Objective: Transcribe the listing that follows in full, omitting pictures.

+---+

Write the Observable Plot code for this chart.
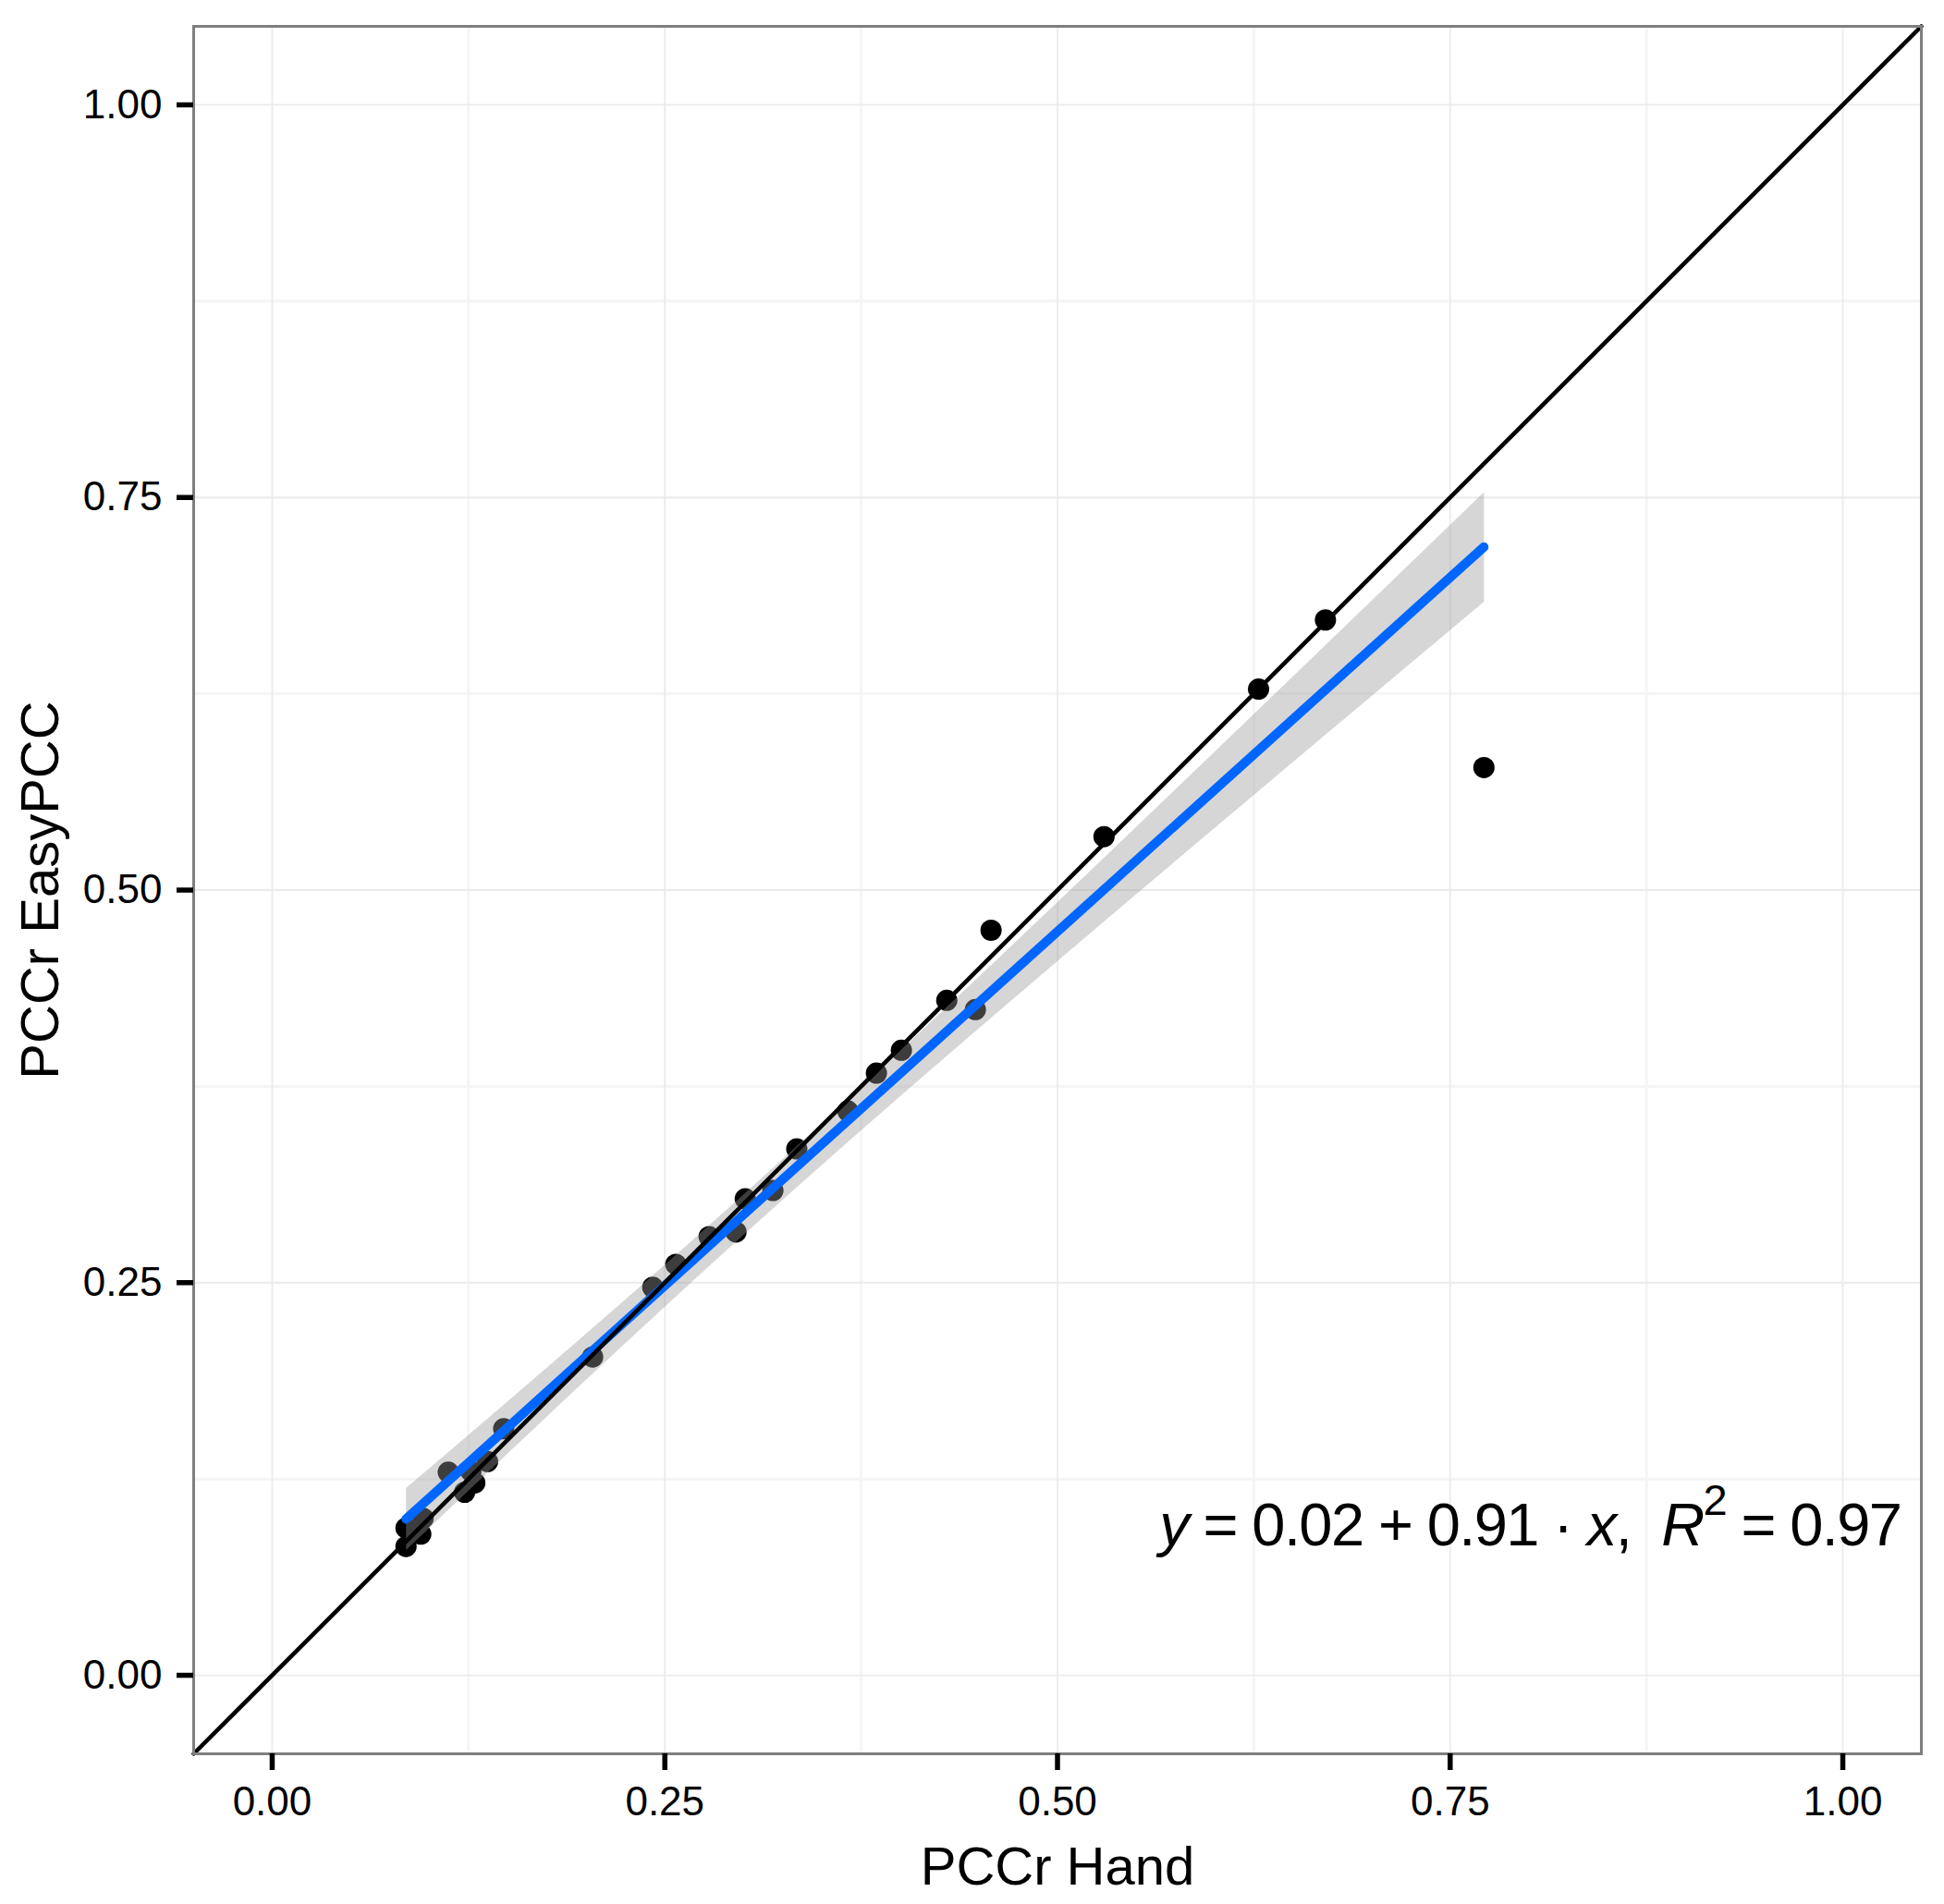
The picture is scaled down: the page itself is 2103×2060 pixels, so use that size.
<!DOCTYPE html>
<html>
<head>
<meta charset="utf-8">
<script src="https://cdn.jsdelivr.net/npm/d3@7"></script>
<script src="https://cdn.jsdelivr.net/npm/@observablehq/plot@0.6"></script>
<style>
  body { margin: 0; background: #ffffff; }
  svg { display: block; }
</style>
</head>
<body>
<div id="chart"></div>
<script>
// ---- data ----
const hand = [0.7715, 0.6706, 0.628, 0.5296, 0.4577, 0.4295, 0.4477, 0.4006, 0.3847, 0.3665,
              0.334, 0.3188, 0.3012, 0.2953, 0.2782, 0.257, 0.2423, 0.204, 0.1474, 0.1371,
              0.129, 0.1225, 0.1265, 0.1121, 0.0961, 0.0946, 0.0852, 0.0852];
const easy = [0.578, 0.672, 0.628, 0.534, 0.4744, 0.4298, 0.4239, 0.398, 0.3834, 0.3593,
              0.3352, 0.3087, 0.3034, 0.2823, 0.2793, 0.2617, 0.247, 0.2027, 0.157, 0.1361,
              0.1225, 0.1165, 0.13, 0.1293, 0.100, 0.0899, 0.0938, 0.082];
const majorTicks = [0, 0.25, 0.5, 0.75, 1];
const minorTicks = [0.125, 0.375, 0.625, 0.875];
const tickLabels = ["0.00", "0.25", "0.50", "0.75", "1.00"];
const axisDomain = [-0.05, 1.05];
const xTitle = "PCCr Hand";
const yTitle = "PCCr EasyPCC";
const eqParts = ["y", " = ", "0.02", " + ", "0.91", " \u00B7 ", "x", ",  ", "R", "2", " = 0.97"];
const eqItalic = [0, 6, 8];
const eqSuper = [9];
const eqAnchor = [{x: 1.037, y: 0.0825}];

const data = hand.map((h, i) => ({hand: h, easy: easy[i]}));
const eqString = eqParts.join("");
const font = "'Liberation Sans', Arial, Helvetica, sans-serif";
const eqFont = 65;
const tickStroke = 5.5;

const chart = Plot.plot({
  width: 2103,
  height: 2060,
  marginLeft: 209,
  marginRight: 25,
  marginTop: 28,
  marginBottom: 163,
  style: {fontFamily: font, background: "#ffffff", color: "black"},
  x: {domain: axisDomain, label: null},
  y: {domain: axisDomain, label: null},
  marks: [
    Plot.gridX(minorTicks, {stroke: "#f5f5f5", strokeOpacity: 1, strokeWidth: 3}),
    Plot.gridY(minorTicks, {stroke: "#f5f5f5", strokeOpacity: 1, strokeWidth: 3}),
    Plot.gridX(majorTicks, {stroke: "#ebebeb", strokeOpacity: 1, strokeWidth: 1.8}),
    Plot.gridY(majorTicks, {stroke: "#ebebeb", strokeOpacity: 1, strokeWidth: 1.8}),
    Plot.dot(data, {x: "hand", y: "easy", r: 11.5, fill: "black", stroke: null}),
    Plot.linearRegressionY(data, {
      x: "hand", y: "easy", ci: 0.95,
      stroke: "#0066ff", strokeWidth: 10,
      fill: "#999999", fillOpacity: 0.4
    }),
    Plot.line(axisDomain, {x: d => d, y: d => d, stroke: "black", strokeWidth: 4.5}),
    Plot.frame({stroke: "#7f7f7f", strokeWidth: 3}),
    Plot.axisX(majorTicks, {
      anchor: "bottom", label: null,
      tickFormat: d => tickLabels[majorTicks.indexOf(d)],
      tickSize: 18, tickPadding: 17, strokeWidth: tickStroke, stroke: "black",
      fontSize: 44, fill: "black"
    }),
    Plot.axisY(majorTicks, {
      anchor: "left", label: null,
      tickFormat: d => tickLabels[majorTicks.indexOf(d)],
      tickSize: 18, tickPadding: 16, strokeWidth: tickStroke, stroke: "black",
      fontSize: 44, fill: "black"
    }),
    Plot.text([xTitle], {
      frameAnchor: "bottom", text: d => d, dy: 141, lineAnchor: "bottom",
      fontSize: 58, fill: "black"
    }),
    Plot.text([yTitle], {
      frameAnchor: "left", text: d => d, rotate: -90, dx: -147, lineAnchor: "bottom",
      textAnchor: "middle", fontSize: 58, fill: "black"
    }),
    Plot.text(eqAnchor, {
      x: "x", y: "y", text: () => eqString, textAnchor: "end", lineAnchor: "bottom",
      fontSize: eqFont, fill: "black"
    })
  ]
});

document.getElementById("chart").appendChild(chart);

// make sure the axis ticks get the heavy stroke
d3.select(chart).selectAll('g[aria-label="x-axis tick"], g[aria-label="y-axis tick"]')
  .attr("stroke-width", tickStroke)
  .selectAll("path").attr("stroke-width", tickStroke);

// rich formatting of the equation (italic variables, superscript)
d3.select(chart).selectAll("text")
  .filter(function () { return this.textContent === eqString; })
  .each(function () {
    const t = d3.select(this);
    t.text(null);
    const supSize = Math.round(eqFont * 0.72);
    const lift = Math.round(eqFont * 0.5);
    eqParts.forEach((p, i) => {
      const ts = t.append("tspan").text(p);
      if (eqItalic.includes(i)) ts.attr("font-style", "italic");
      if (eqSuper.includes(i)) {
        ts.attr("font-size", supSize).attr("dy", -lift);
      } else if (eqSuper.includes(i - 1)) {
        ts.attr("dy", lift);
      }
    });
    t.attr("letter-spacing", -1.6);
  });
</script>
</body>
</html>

+---+

Finished answer:
Write the Observable Plot code for this chart.
The picture is scaled down: the page itself is 2103×2060 pixels, so use that size.
<!DOCTYPE html>
<html>
<head>
<meta charset="utf-8">
<script src="https://cdn.jsdelivr.net/npm/d3@7"></script>
<script src="https://cdn.jsdelivr.net/npm/@observablehq/plot@0.6"></script>
<style>
  body { margin: 0; background: #ffffff; }
  svg { display: block; }
</style>
</head>
<body>
<div id="chart"></div>
<script>
// ---- data ----
const hand = [0.7715, 0.6706, 0.628, 0.5296, 0.4577, 0.4295, 0.4477, 0.4006, 0.3847, 0.3665,
              0.334, 0.3188, 0.3012, 0.2953, 0.2782, 0.257, 0.2423, 0.204, 0.1474, 0.1371,
              0.129, 0.1225, 0.1265, 0.1121, 0.0961, 0.0946, 0.0852, 0.0852];
const easy = [0.578, 0.672, 0.628, 0.534, 0.4744, 0.4298, 0.4239, 0.398, 0.3834, 0.3593,
              0.3352, 0.3087, 0.3034, 0.2823, 0.2793, 0.2617, 0.247, 0.2027, 0.157, 0.1361,
              0.1225, 0.1165, 0.13, 0.1293, 0.100, 0.0899, 0.0938, 0.082];
const majorTicks = [0, 0.25, 0.5, 0.75, 1];
const minorTicks = [0.125, 0.375, 0.625, 0.875];
const tickLabels = ["0.00", "0.25", "0.50", "0.75", "1.00"];
const axisDomain = [-0.05, 1.05];
const xTitle = "PCCr Hand";
const yTitle = "PCCr EasyPCC";
const eqParts = ["y", " = ", "0.02", " + ", "0.91", " \u00B7 ", "x", ",  ", "R", "2", " = 0.97"];
const eqItalic = [0, 6, 8];
const eqSuper = [9];
const eqAnchor = [{x: 1.037, y: 0.0825}];

const data = hand.map((h, i) => ({hand: h, easy: easy[i]}));
const eqString = eqParts.join("");
const font = "'Liberation Sans', Arial, Helvetica, sans-serif";
const eqFont = 65;
const tickStroke = 5.5;

const chart = Plot.plot({
  width: 2103,
  height: 2060,
  marginLeft: 209,
  marginRight: 25,
  marginTop: 28,
  marginBottom: 163,
  style: {fontFamily: font, background: "#ffffff", color: "black"},
  x: {domain: axisDomain, label: null},
  y: {domain: axisDomain, label: null},
  marks: [
    Plot.gridX(minorTicks, {stroke: "#f5f5f5", strokeOpacity: 1, strokeWidth: 3}),
    Plot.gridY(minorTicks, {stroke: "#f5f5f5", strokeOpacity: 1, strokeWidth: 3}),
    Plot.gridX(majorTicks, {stroke: "#ebebeb", strokeOpacity: 1, strokeWidth: 1.8}),
    Plot.gridY(majorTicks, {stroke: "#ebebeb", strokeOpacity: 1, strokeWidth: 1.8}),
    Plot.dot(data, {x: "hand", y: "easy", r: 11.5, fill: "black", stroke: null}),
    Plot.linearRegressionY(data, {
      x: "hand", y: "easy", ci: 0.95,
      stroke: "#0066ff", strokeWidth: 10,
      fill: "#999999", fillOpacity: 0.4
    }),
    Plot.line(axisDomain, {x: d => d, y: d => d, stroke: "black", strokeWidth: 4.5}),
    Plot.frame({stroke: "#7f7f7f", strokeWidth: 3}),
    Plot.axisX(majorTicks, {
      anchor: "bottom", label: null,
      tickFormat: d => tickLabels[majorTicks.indexOf(d)],
      tickSize: 18, tickPadding: 17, strokeWidth: tickStroke, stroke: "black",
      fontSize: 44, fill: "black"
    }),
    Plot.axisY(majorTicks, {
      anchor: "left", label: null,
      tickFormat: d => tickLabels[majorTicks.indexOf(d)],
      tickSize: 18, tickPadding: 16, strokeWidth: tickStroke, stroke: "black",
      fontSize: 44, fill: "black"
    }),
    Plot.text([xTitle], {
      frameAnchor: "bottom", text: d => d, dy: 141, lineAnchor: "bottom",
      fontSize: 58, fill: "black"
    }),
    Plot.text([yTitle], {
      frameAnchor: "left", text: d => d, rotate: -90, dx: -147, lineAnchor: "bottom",
      textAnchor: "middle", fontSize: 58, fill: "black"
    }),
    Plot.text(eqAnchor, {
      x: "x", y: "y", text: () => eqString, textAnchor: "end", lineAnchor: "bottom",
      fontSize: eqFont, fill: "black"
    })
  ]
});

document.getElementById("chart").appendChild(chart);

// make sure the axis ticks get the heavy stroke
d3.select(chart).selectAll('g[aria-label="x-axis tick"], g[aria-label="y-axis tick"]')
  .attr("stroke-width", tickStroke)
  .selectAll("path").attr("stroke-width", tickStroke);

// rich formatting of the equation (italic variables, superscript)
d3.select(chart).selectAll("text")
  .filter(function () { return this.textContent === eqString; })
  .each(function () {
    const t = d3.select(this);
    t.text(null);
    const supSize = Math.round(eqFont * 0.72);
    const lift = Math.round(eqFont * 0.5);
    eqParts.forEach((p, i) => {
      const ts = t.append("tspan").text(p);
      if (eqItalic.includes(i)) ts.attr("font-style", "italic");
      if (eqSuper.includes(i)) {
        ts.attr("font-size", supSize).attr("dy", -lift);
      } else if (eqSuper.includes(i - 1)) {
        ts.attr("dy", lift);
      }
    });
    t.attr("letter-spacing", -1.6);
  });
</script>
</body>
</html>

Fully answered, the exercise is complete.